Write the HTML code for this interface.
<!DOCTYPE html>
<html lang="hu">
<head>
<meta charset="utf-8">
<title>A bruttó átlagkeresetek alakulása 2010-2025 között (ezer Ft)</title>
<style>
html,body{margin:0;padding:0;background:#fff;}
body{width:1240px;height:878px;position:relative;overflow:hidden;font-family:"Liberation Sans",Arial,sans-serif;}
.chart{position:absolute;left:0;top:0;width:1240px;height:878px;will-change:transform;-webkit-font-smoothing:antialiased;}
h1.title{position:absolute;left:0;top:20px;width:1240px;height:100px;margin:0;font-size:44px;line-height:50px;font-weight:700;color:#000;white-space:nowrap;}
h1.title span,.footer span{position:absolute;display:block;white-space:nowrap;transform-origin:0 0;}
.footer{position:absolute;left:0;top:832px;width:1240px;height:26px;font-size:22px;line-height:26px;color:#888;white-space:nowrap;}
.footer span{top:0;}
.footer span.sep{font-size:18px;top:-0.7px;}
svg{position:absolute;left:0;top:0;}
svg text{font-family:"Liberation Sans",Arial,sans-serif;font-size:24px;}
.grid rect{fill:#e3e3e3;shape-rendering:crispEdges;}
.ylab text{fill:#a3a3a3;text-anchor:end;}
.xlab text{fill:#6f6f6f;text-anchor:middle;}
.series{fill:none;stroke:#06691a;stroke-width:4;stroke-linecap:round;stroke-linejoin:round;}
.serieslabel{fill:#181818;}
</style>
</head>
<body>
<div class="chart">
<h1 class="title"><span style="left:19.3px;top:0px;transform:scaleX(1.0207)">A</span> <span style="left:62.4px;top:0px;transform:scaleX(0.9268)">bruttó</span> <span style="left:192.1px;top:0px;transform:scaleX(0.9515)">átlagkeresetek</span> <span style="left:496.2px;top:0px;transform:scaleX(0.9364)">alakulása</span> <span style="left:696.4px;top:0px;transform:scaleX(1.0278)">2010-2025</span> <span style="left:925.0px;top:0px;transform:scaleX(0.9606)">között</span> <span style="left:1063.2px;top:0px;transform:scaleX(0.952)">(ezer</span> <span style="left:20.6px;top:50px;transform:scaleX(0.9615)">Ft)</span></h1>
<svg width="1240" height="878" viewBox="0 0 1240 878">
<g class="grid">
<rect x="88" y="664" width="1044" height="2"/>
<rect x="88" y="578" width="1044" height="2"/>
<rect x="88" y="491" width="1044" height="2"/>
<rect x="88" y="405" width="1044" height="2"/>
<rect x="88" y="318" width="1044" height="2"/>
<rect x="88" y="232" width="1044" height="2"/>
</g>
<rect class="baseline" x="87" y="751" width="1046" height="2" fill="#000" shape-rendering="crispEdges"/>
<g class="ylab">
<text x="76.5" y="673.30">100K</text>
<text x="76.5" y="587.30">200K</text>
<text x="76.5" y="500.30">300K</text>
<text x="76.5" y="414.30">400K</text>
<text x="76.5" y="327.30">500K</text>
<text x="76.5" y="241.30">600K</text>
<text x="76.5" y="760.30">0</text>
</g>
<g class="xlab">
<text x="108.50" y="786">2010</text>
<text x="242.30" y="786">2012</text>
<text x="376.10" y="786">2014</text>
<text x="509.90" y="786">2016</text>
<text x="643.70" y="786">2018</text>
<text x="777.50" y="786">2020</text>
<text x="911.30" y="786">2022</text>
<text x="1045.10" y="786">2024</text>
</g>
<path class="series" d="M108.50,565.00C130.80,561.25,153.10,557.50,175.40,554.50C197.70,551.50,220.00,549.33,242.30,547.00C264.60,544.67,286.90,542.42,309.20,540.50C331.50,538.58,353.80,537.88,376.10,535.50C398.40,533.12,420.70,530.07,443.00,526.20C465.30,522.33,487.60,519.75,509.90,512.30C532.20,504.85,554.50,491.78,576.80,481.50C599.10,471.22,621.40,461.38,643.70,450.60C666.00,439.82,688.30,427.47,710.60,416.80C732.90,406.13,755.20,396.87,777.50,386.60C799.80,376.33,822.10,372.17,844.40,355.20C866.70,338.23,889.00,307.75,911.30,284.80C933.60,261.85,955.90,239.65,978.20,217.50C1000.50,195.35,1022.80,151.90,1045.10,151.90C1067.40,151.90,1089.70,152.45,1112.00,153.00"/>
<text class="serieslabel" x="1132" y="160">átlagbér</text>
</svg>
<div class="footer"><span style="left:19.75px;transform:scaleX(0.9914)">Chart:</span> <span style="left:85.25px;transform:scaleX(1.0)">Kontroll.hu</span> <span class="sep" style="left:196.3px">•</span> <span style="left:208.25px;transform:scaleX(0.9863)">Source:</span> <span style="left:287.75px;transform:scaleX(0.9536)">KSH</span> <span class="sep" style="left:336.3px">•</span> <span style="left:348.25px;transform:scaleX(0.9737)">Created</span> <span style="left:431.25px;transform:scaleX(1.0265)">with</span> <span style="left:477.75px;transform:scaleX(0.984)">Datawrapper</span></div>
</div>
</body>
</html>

● **WHAT YOU WILL DO**: Make an exact copy of every line in the data.

● **RESULT OF THIS TASK**:
Write the HTML code for this interface.
<!DOCTYPE html>
<html lang="hu">
<head>
<meta charset="utf-8">
<title>A bruttó átlagkeresetek alakulása 2010-2025 között (ezer Ft)</title>
<style>
html,body{margin:0;padding:0;background:#fff;}
body{width:1240px;height:878px;position:relative;overflow:hidden;font-family:"Liberation Sans",Arial,sans-serif;}
.chart{position:absolute;left:0;top:0;width:1240px;height:878px;will-change:transform;-webkit-font-smoothing:antialiased;}
h1.title{position:absolute;left:0;top:20px;width:1240px;height:100px;margin:0;font-size:44px;line-height:50px;font-weight:700;color:#000;white-space:nowrap;}
h1.title span,.footer span{position:absolute;display:block;white-space:nowrap;transform-origin:0 0;}
.footer{position:absolute;left:0;top:832px;width:1240px;height:26px;font-size:22px;line-height:26px;color:#888;white-space:nowrap;}
.footer span{top:0;}
.footer span.sep{font-size:18px;top:-0.7px;}
svg{position:absolute;left:0;top:0;}
svg text{font-family:"Liberation Sans",Arial,sans-serif;font-size:24px;}
.grid rect{fill:#e3e3e3;shape-rendering:crispEdges;}
.ylab text{fill:#a3a3a3;text-anchor:end;}
.xlab text{fill:#6f6f6f;text-anchor:middle;}
.series{fill:none;stroke:#06691a;stroke-width:4;stroke-linecap:round;stroke-linejoin:round;}
.serieslabel{fill:#181818;}
</style>
</head>
<body>
<div class="chart">
<h1 class="title"><span style="left:19.3px;top:0px;transform:scaleX(1.0207)">A</span> <span style="left:62.4px;top:0px;transform:scaleX(0.9268)">bruttó</span> <span style="left:192.1px;top:0px;transform:scaleX(0.9515)">átlagkeresetek</span> <span style="left:496.2px;top:0px;transform:scaleX(0.9364)">alakulása</span> <span style="left:696.4px;top:0px;transform:scaleX(1.0278)">2010-2025</span> <span style="left:925.0px;top:0px;transform:scaleX(0.9606)">között</span> <span style="left:1063.2px;top:0px;transform:scaleX(0.952)">(ezer</span> <span style="left:20.6px;top:50px;transform:scaleX(0.9615)">Ft)</span></h1>
<svg width="1240" height="878" viewBox="0 0 1240 878">
<g class="grid">
<rect x="88" y="664" width="1044" height="2"/>
<rect x="88" y="578" width="1044" height="2"/>
<rect x="88" y="491" width="1044" height="2"/>
<rect x="88" y="405" width="1044" height="2"/>
<rect x="88" y="318" width="1044" height="2"/>
<rect x="88" y="232" width="1044" height="2"/>
</g>
<rect class="baseline" x="87" y="751" width="1046" height="2" fill="#000" shape-rendering="crispEdges"/>
<g class="ylab">
<text x="76.5" y="673.30">100K</text>
<text x="76.5" y="587.30">200K</text>
<text x="76.5" y="500.30">300K</text>
<text x="76.5" y="414.30">400K</text>
<text x="76.5" y="327.30">500K</text>
<text x="76.5" y="241.30">600K</text>
<text x="76.5" y="760.30">0</text>
</g>
<g class="xlab">
<text x="108.50" y="786">2010</text>
<text x="242.30" y="786">2012</text>
<text x="376.10" y="786">2014</text>
<text x="509.90" y="786">2016</text>
<text x="643.70" y="786">2018</text>
<text x="777.50" y="786">2020</text>
<text x="911.30" y="786">2022</text>
<text x="1045.10" y="786">2024</text>
</g>
<path class="series" d="M108.50,565.00C130.80,561.25,153.10,557.50,175.40,554.50C197.70,551.50,220.00,549.33,242.30,547.00C264.60,544.67,286.90,542.42,309.20,540.50C331.50,538.58,353.80,537.88,376.10,535.50C398.40,533.12,420.70,530.07,443.00,526.20C465.30,522.33,487.60,519.75,509.90,512.30C532.20,504.85,554.50,491.78,576.80,481.50C599.10,471.22,621.40,461.38,643.70,450.60C666.00,439.82,688.30,427.47,710.60,416.80C732.90,406.13,755.20,396.87,777.50,386.60C799.80,376.33,822.10,372.17,844.40,355.20C866.70,338.23,889.00,307.75,911.30,284.80C933.60,261.85,955.90,239.65,978.20,217.50C1000.50,195.35,1022.80,151.90,1045.10,151.90C1067.40,151.90,1089.70,152.45,1112.00,153.00"/>
<text class="serieslabel" x="1132" y="160">átlagbér</text>
</svg>
<div class="footer"><span style="left:19.75px;transform:scaleX(0.9914)">Chart:</span> <span style="left:85.25px;transform:scaleX(1.0)">Kontroll.hu</span> <span class="sep" style="left:196.3px">•</span> <span style="left:208.25px;transform:scaleX(0.9863)">Source:</span> <span style="left:287.75px;transform:scaleX(0.9536)">KSH</span> <span class="sep" style="left:336.3px">•</span> <span style="left:348.25px;transform:scaleX(0.9737)">Created</span> <span style="left:431.25px;transform:scaleX(1.0265)">with</span> <span style="left:477.75px;transform:scaleX(0.984)">Datawrapper</span></div>
</div>
</body>
</html>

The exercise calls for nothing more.